Work instructions: Each line below should be reproduced without any alteration.

Data excerpt:
§ §

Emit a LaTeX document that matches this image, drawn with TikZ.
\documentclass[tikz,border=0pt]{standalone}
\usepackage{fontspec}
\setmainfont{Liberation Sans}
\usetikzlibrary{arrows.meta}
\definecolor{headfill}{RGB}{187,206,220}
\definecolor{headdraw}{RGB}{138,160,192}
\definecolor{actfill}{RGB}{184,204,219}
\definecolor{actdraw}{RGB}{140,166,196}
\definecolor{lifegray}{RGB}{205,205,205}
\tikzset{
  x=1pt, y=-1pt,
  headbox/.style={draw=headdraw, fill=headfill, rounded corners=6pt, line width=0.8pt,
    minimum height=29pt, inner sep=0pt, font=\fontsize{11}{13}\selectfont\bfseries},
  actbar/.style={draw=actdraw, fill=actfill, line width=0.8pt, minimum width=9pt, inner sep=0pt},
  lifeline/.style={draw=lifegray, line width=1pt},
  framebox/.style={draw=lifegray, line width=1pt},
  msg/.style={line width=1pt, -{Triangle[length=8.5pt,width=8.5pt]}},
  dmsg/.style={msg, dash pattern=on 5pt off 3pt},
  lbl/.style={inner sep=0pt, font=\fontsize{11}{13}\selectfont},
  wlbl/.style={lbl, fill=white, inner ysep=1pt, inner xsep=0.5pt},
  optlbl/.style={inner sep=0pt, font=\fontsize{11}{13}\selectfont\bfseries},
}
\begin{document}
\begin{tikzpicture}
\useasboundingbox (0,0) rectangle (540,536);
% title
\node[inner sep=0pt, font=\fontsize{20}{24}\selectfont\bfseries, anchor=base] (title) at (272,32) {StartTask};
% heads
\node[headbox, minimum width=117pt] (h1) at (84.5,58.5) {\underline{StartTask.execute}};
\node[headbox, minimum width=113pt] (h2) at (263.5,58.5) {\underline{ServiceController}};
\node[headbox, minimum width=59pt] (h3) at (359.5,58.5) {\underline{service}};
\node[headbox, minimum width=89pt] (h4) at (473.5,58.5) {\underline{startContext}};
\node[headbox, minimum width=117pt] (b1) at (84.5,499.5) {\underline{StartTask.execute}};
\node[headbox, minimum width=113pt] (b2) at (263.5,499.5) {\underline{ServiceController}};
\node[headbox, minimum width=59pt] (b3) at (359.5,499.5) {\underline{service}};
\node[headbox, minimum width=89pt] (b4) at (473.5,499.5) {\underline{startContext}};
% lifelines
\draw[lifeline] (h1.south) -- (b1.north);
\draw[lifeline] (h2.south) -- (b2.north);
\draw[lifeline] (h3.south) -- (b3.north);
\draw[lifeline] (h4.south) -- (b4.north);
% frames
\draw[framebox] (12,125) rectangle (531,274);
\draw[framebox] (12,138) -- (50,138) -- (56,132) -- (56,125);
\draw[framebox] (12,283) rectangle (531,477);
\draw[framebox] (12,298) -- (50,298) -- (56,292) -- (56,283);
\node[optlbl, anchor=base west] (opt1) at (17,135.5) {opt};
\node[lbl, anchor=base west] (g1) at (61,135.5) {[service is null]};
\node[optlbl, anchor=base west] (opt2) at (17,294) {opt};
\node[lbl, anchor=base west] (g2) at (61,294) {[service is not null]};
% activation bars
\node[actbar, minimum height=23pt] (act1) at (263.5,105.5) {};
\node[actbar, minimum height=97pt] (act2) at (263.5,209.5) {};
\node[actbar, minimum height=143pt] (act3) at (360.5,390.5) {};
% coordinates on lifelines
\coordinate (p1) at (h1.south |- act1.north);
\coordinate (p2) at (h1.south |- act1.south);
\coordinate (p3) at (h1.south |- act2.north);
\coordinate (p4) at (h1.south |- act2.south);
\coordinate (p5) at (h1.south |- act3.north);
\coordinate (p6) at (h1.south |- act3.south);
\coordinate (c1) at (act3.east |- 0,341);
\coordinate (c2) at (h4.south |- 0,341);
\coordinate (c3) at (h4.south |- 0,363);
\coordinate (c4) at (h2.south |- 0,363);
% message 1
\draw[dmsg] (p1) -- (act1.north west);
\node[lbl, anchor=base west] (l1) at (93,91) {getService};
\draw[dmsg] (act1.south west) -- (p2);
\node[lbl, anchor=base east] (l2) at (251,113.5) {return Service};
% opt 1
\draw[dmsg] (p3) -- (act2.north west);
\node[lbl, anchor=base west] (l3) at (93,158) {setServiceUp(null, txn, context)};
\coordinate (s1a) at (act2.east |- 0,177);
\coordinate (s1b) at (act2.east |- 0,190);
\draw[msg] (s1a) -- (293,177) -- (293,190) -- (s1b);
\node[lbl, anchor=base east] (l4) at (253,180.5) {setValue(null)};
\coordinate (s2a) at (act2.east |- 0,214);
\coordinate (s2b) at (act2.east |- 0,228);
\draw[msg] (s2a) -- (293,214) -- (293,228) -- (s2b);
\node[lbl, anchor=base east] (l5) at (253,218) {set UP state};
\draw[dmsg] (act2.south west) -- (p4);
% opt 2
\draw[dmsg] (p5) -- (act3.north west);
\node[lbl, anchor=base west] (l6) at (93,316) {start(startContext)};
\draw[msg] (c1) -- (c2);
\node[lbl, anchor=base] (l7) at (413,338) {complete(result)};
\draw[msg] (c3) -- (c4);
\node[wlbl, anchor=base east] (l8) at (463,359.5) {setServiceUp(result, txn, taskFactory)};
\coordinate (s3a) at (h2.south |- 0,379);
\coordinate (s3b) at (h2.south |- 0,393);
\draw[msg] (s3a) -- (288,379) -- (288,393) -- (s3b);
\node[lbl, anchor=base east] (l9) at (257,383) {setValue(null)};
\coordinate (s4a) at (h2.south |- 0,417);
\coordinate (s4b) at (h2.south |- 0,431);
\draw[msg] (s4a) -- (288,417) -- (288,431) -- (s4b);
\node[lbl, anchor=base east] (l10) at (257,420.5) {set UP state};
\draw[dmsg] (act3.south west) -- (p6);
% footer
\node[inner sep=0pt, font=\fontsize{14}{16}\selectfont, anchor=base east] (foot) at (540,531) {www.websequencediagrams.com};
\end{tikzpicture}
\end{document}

§ §

Solution for this problem:
Emit a LaTeX document that matches this image, drawn with TikZ.
\documentclass[tikz,border=0pt]{standalone}
\usepackage{fontspec}
\setmainfont{Liberation Sans}
\usetikzlibrary{arrows.meta}
\definecolor{headfill}{RGB}{187,206,220}
\definecolor{headdraw}{RGB}{138,160,192}
\definecolor{actfill}{RGB}{184,204,219}
\definecolor{actdraw}{RGB}{140,166,196}
\definecolor{lifegray}{RGB}{205,205,205}
\tikzset{
  x=1pt, y=-1pt,
  headbox/.style={draw=headdraw, fill=headfill, rounded corners=6pt, line width=0.8pt,
    minimum height=29pt, inner sep=0pt, font=\fontsize{11}{13}\selectfont\bfseries},
  actbar/.style={draw=actdraw, fill=actfill, line width=0.8pt, minimum width=9pt, inner sep=0pt},
  lifeline/.style={draw=lifegray, line width=1pt},
  framebox/.style={draw=lifegray, line width=1pt},
  msg/.style={line width=1pt, -{Triangle[length=8.5pt,width=8.5pt]}},
  dmsg/.style={msg, dash pattern=on 5pt off 3pt},
  lbl/.style={inner sep=0pt, font=\fontsize{11}{13}\selectfont},
  wlbl/.style={lbl, fill=white, inner ysep=1pt, inner xsep=0.5pt},
  optlbl/.style={inner sep=0pt, font=\fontsize{11}{13}\selectfont\bfseries},
}
\begin{document}
\begin{tikzpicture}
\useasboundingbox (0,0) rectangle (540,536);
% title
\node[inner sep=0pt, font=\fontsize{20}{24}\selectfont\bfseries, anchor=base] (title) at (272,32) {StartTask};
% heads
\node[headbox, minimum width=117pt] (h1) at (84.5,58.5) {\underline{StartTask.execute}};
\node[headbox, minimum width=113pt] (h2) at (263.5,58.5) {\underline{ServiceController}};
\node[headbox, minimum width=59pt] (h3) at (359.5,58.5) {\underline{service}};
\node[headbox, minimum width=89pt] (h4) at (473.5,58.5) {\underline{startContext}};
\node[headbox, minimum width=117pt] (b1) at (84.5,499.5) {\underline{StartTask.execute}};
\node[headbox, minimum width=113pt] (b2) at (263.5,499.5) {\underline{ServiceController}};
\node[headbox, minimum width=59pt] (b3) at (359.5,499.5) {\underline{service}};
\node[headbox, minimum width=89pt] (b4) at (473.5,499.5) {\underline{startContext}};
% lifelines
\draw[lifeline] (h1.south) -- (b1.north);
\draw[lifeline] (h2.south) -- (b2.north);
\draw[lifeline] (h3.south) -- (b3.north);
\draw[lifeline] (h4.south) -- (b4.north);
% frames
\draw[framebox] (12,125) rectangle (531,274);
\draw[framebox] (12,138) -- (50,138) -- (56,132) -- (56,125);
\draw[framebox] (12,283) rectangle (531,477);
\draw[framebox] (12,298) -- (50,298) -- (56,292) -- (56,283);
\node[optlbl, anchor=base west] (opt1) at (17,135.5) {opt};
\node[lbl, anchor=base west] (g1) at (61,135.5) {[service is null]};
\node[optlbl, anchor=base west] (opt2) at (17,294) {opt};
\node[lbl, anchor=base west] (g2) at (61,294) {[service is not null]};
% activation bars
\node[actbar, minimum height=23pt] (act1) at (263.5,105.5) {};
\node[actbar, minimum height=97pt] (act2) at (263.5,209.5) {};
\node[actbar, minimum height=143pt] (act3) at (360.5,390.5) {};
% coordinates on lifelines
\coordinate (p1) at (h1.south |- act1.north);
\coordinate (p2) at (h1.south |- act1.south);
\coordinate (p3) at (h1.south |- act2.north);
\coordinate (p4) at (h1.south |- act2.south);
\coordinate (p5) at (h1.south |- act3.north);
\coordinate (p6) at (h1.south |- act3.south);
\coordinate (c1) at (act3.east |- 0,341);
\coordinate (c2) at (h4.south |- 0,341);
\coordinate (c3) at (h4.south |- 0,363);
\coordinate (c4) at (h2.south |- 0,363);
% message 1
\draw[dmsg] (p1) -- (act1.north west);
\node[lbl, anchor=base west] (l1) at (93,91) {getService};
\draw[dmsg] (act1.south west) -- (p2);
\node[lbl, anchor=base east] (l2) at (251,113.5) {return Service};
% opt 1
\draw[dmsg] (p3) -- (act2.north west);
\node[lbl, anchor=base west] (l3) at (93,158) {setServiceUp(null, txn, context)};
\coordinate (s1a) at (act2.east |- 0,177);
\coordinate (s1b) at (act2.east |- 0,190);
\draw[msg] (s1a) -- (293,177) -- (293,190) -- (s1b);
\node[lbl, anchor=base east] (l4) at (253,180.5) {setValue(null)};
\coordinate (s2a) at (act2.east |- 0,214);
\coordinate (s2b) at (act2.east |- 0,228);
\draw[msg] (s2a) -- (293,214) -- (293,228) -- (s2b);
\node[lbl, anchor=base east] (l5) at (253,218) {set UP state};
\draw[dmsg] (act2.south west) -- (p4);
% opt 2
\draw[dmsg] (p5) -- (act3.north west);
\node[lbl, anchor=base west] (l6) at (93,316) {start(startContext)};
\draw[msg] (c1) -- (c2);
\node[lbl, anchor=base] (l7) at (413,338) {complete(result)};
\draw[msg] (c3) -- (c4);
\node[wlbl, anchor=base east] (l8) at (463,359.5) {setServiceUp(result, txn, taskFactory)};
\coordinate (s3a) at (h2.south |- 0,379);
\coordinate (s3b) at (h2.south |- 0,393);
\draw[msg] (s3a) -- (288,379) -- (288,393) -- (s3b);
\node[lbl, anchor=base east] (l9) at (257,383) {setValue(null)};
\coordinate (s4a) at (h2.south |- 0,417);
\coordinate (s4b) at (h2.south |- 0,431);
\draw[msg] (s4a) -- (288,417) -- (288,431) -- (s4b);
\node[lbl, anchor=base east] (l10) at (257,420.5) {set UP state};
\draw[dmsg] (act3.south west) -- (p6);
% footer
\node[inner sep=0pt, font=\fontsize{14}{16}\selectfont, anchor=base east] (foot) at (540,531) {www.websequencediagrams.com};
\end{tikzpicture}
\end{document}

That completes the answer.